- [WORK REQUIRED]: Leave the pictures out and retype the lines from the beginning through the line with "const errValues = [mixErr, bcl3Err, cl2Err];", both ends included.

- [SOURCE DATA]:

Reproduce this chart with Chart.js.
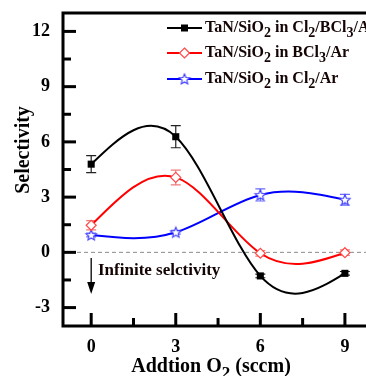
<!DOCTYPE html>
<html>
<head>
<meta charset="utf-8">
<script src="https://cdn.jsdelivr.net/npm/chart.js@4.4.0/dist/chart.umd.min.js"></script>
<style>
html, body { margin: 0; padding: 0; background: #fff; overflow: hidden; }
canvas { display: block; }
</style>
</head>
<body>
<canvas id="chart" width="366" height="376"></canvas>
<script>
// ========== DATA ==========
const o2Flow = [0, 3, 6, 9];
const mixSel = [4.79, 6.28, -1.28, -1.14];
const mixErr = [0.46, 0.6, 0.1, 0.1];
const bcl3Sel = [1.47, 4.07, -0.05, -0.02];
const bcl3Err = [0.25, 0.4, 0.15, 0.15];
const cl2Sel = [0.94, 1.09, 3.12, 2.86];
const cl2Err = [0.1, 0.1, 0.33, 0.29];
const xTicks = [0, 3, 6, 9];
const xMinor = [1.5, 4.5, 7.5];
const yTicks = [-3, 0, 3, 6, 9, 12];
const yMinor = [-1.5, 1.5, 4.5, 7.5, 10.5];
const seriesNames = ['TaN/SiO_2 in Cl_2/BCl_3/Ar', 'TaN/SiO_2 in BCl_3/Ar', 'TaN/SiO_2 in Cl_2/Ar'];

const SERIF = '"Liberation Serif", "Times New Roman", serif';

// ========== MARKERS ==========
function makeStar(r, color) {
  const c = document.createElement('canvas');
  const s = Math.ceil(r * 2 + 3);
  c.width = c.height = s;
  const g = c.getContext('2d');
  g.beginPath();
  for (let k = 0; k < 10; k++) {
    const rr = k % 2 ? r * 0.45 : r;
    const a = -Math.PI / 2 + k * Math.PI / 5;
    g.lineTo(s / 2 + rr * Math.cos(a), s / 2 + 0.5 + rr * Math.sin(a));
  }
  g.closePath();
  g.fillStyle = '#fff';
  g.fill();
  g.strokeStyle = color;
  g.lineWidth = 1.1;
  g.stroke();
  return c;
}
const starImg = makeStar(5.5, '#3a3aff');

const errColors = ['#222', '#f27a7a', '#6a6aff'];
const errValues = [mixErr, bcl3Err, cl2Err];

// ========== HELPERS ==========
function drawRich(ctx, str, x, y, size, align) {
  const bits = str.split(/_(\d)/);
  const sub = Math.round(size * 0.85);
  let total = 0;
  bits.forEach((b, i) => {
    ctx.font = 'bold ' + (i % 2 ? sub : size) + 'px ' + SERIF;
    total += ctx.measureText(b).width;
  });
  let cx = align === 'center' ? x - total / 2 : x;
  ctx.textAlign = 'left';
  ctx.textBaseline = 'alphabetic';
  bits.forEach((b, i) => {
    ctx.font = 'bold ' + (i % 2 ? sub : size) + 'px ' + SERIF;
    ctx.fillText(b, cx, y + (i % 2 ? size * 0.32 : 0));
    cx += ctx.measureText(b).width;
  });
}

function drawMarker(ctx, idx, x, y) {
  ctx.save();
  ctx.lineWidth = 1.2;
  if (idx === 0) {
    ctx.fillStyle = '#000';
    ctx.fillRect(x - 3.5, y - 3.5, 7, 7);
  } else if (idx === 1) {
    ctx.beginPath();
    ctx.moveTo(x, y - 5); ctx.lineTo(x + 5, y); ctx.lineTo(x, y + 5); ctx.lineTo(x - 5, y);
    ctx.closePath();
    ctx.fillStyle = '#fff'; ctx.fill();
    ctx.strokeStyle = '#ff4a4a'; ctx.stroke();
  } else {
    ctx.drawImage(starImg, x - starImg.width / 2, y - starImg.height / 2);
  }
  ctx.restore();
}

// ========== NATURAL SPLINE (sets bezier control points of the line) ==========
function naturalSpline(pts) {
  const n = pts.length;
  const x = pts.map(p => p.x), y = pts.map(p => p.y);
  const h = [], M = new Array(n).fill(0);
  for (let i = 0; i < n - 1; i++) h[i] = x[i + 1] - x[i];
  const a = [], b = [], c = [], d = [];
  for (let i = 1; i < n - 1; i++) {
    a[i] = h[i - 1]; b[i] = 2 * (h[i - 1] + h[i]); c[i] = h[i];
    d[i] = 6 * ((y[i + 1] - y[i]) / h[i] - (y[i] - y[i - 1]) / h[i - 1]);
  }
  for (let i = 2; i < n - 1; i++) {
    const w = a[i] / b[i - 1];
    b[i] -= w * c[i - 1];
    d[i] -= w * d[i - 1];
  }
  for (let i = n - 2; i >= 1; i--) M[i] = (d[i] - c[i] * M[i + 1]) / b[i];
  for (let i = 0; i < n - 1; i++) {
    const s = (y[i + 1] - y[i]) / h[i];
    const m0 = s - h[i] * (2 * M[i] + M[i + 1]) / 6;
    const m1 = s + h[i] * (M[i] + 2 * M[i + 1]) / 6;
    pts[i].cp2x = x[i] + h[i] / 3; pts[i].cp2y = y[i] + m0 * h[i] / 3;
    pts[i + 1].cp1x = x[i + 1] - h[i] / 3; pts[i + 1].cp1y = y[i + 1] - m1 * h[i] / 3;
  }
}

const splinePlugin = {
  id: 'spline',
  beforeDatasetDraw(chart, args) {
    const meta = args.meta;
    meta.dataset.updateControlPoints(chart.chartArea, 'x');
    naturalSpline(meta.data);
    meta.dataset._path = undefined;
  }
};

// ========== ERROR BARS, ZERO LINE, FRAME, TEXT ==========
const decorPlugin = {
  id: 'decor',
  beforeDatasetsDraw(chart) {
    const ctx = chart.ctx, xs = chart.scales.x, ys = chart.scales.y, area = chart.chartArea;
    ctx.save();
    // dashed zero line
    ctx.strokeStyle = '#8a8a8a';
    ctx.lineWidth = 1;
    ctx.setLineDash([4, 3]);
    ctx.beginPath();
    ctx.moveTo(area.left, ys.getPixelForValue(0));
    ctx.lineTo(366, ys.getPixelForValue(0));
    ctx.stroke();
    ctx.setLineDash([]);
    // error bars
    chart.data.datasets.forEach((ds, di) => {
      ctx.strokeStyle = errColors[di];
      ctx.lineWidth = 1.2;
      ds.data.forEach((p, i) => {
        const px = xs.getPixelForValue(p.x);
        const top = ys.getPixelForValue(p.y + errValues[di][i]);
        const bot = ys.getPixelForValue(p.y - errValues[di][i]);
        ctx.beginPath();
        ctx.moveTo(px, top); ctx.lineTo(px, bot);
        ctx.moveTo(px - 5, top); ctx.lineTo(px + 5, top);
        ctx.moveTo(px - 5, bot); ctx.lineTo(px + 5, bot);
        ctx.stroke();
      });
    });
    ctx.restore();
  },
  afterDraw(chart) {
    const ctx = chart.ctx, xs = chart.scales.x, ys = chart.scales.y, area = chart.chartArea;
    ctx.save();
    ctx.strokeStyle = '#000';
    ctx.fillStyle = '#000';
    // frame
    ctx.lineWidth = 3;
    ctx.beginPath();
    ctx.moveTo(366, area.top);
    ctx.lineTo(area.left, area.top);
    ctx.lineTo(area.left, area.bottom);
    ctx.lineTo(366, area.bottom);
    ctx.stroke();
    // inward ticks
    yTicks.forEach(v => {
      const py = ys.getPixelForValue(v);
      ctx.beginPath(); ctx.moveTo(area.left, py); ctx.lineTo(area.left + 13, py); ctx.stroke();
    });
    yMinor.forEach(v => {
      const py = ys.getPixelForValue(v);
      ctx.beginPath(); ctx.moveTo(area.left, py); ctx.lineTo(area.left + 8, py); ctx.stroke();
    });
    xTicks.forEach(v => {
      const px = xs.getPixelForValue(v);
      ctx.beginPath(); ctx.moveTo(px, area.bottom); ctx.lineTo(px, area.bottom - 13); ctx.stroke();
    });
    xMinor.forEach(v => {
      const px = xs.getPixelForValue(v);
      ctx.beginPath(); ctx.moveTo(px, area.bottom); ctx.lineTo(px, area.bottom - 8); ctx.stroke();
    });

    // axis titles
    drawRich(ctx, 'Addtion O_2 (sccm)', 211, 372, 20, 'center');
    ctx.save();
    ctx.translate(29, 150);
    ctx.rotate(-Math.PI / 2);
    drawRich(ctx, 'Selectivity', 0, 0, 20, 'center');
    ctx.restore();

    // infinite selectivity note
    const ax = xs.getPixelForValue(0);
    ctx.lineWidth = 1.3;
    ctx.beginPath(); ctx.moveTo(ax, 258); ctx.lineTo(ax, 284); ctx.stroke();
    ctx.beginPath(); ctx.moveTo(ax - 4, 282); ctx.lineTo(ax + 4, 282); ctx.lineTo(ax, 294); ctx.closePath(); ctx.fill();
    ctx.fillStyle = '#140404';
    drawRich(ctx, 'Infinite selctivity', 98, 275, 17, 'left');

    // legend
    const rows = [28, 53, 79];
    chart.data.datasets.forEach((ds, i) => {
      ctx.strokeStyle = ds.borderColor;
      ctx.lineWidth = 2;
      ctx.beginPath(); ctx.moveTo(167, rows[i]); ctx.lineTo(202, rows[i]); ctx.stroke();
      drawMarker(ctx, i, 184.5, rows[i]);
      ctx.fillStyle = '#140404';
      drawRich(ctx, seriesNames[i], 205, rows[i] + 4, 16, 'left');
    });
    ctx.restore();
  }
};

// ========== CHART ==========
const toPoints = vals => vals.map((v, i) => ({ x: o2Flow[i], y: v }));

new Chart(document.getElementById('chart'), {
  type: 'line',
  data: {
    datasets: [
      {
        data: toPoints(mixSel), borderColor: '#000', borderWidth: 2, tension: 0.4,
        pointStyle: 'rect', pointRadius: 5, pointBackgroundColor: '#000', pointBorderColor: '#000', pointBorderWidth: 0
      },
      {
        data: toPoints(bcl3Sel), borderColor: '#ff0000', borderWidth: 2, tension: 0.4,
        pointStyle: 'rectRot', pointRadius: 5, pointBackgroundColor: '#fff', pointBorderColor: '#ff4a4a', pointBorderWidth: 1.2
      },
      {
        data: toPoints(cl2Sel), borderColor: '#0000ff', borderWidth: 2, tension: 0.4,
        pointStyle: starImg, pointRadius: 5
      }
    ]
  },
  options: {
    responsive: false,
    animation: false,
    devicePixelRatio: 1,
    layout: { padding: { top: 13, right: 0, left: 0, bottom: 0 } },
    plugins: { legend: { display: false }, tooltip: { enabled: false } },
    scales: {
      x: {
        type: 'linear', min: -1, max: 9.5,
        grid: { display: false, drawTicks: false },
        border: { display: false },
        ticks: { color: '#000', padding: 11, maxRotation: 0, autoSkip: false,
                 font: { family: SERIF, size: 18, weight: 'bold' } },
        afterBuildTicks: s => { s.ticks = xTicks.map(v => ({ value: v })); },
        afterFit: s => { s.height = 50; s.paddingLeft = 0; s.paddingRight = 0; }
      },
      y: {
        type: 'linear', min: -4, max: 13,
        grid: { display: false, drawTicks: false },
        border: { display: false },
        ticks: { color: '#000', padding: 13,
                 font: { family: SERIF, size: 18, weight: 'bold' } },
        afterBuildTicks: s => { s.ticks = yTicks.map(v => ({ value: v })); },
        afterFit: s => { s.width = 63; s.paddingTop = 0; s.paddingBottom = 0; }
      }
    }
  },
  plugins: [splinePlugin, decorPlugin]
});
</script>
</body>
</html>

- [FINISHED ANSWER]:
Reproduce this chart with Chart.js.
<!DOCTYPE html>
<html>
<head>
<meta charset="utf-8">
<script src="https://cdn.jsdelivr.net/npm/chart.js@4.4.0/dist/chart.umd.min.js"></script>
<style>
html, body { margin: 0; padding: 0; background: #fff; overflow: hidden; }
canvas { display: block; }
</style>
</head>
<body>
<canvas id="chart" width="366" height="376"></canvas>
<script>
// ========== DATA ==========
const o2Flow = [0, 3, 6, 9];
const mixSel = [4.79, 6.28, -1.28, -1.14];
const mixErr = [0.46, 0.6, 0.1, 0.1];
const bcl3Sel = [1.47, 4.07, -0.05, -0.02];
const bcl3Err = [0.25, 0.4, 0.15, 0.15];
const cl2Sel = [0.94, 1.09, 3.12, 2.86];
const cl2Err = [0.1, 0.1, 0.33, 0.29];
const xTicks = [0, 3, 6, 9];
const xMinor = [1.5, 4.5, 7.5];
const yTicks = [-3, 0, 3, 6, 9, 12];
const yMinor = [-1.5, 1.5, 4.5, 7.5, 10.5];
const seriesNames = ['TaN/SiO_2 in Cl_2/BCl_3/Ar', 'TaN/SiO_2 in BCl_3/Ar', 'TaN/SiO_2 in Cl_2/Ar'];

const SERIF = '"Liberation Serif", "Times New Roman", serif';

// ========== MARKERS ==========
function makeStar(r, color) {
  const c = document.createElement('canvas');
  const s = Math.ceil(r * 2 + 3);
  c.width = c.height = s;
  const g = c.getContext('2d');
  g.beginPath();
  for (let k = 0; k < 10; k++) {
    const rr = k % 2 ? r * 0.45 : r;
    const a = -Math.PI / 2 + k * Math.PI / 5;
    g.lineTo(s / 2 + rr * Math.cos(a), s / 2 + 0.5 + rr * Math.sin(a));
  }
  g.closePath();
  g.fillStyle = '#fff';
  g.fill();
  g.strokeStyle = color;
  g.lineWidth = 1.1;
  g.stroke();
  return c;
}
const starImg = makeStar(5.5, '#3a3aff');

const errColors = ['#222', '#f27a7a', '#6a6aff'];
const errValues = [mixErr, bcl3Err, cl2Err];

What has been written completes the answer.